All'uopo cita un aforisma di Georg Christof Lichtenberg: "Le bugie più pericolose sono le verità leggermente deformate".
Naturalmente il riferimento ai precedenti lavorativi ha un senso: Sepùlveda, infatti, subito dopo afferma che la mentalità di burocrate servile, unitamente alla manifesta ignoranza di Mariano Rajoy su tutto ciò che si presume debba conoscere un capo di stato, derivano appunto dalla modestia di un lavoro ripetitivo e privo di slanci culturali.
Il tema dell'ignoranza è il punto centrale del suo ragionamento, tant'è che subito dopo cita il presidente della comunità autonoma di Madrid, Esperanza Aguirre, famosa per le sue pubbliche dimostrazioni di inadeguatezza culturale. Ne cita una di queste: richiesta di esprimere la sua opinione sulla letteratura portoghese indicando un autore preferito, rispose di essere grande ammiratrice della poetessa Sara Mago.
Venendo ai nostri giorni e alle nostre terre, le cose cambiano ben poco. Ma, non essendoci persone dello spessore di Sepùlveda e, cosa non trascurabile, della sua robustezza sociale ed economica (in grado di proteggerlo dall'inevitabile isolamento sociale che comporta la feroce irrisione dei politici), i nostri amministratori - in mancanza di una puntuta critica - riescono il più delle volte a camuffare sotto roboanti enunciati una sostanziale ignoranza degli argomenti su cui vorrebbero discettare.
Ed ecco che, se si esclude qualche fugace battuta che lascia il tempo che trova, non viene stigmatizzata né irrisa la debolezza intellettuale dei nostri politici. Si lascia così tutto al giudizio del gossip, ai racconti da barzellettiere: il Portogallo nazione mediterranea; i cimiteri da rendere vivibili; il concerto per archi che si sarebbe dovuto reiterare anche a Gallico. Quante ne abbiamo sentite e quante ne dovremo ancora sentire! Ma nulla cambia, anzi se cambiamento si prevede è in peggio.
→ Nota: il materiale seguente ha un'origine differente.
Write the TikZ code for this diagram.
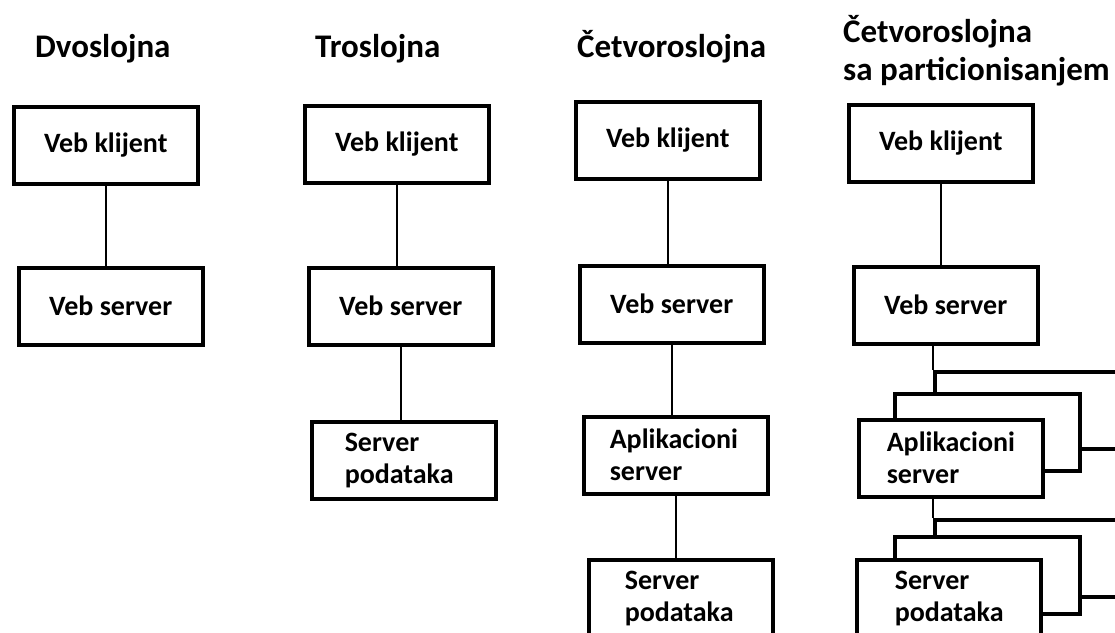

Che siano veri o falsi gli aneddoti riportati non ha importanza. All'uopo due citazioni: di Pirandello, "Non si dà mai il caso di dirla, la verità, come quando la si inventa"; di Sciascia, "letteratura come verità, invenzione del vero". Aneddoti frutto di figure retoriche, come quella del corrispettivo oggettivo? Se racconto di un'aia di campagna e quella che ho visto non aveva galline razzolanti, non affermo il falso se riporto di una loro presenza (è naturale che vi siano e solo casualmente non vi erano durante la mia osservazione).
È così che, riferendo dei nostri politici, se li si accusa di ignoranza pur non avendone le prove, non ci si deve preoccupare di non aver detto il vero.
L'episodio dei cimiteri vivibili è stato probabilmente un lapsus froidiano; quello del Portogallo etichettato come nazione mediterranea è stata una svista tutto sommato ininfluente, anche se depone per una lettura quantomeno superficiale dell'atlante geografico; quello del concerto per archi che, come per una sorta di surreale par condicio, doveva essere anche per Gallico, probabilmente non si può definire vero sensu stricto.
Ma che importa? Tanto, in clima di ferragosto, è lecito scherzare. O no? Oppure, come dice Lichtenberg, ci limitiamo con un pizzico di veleno ad affermare alcune "verità leggermente deformate"? Comunque siamo nel paese del tunnel per neutrini che da Ginevra va al Gran Sasso e, pertanto, qualsiasi illazione ci può essere consentita (anche se non siamo attenti lettori del poeta portoghese Saramago).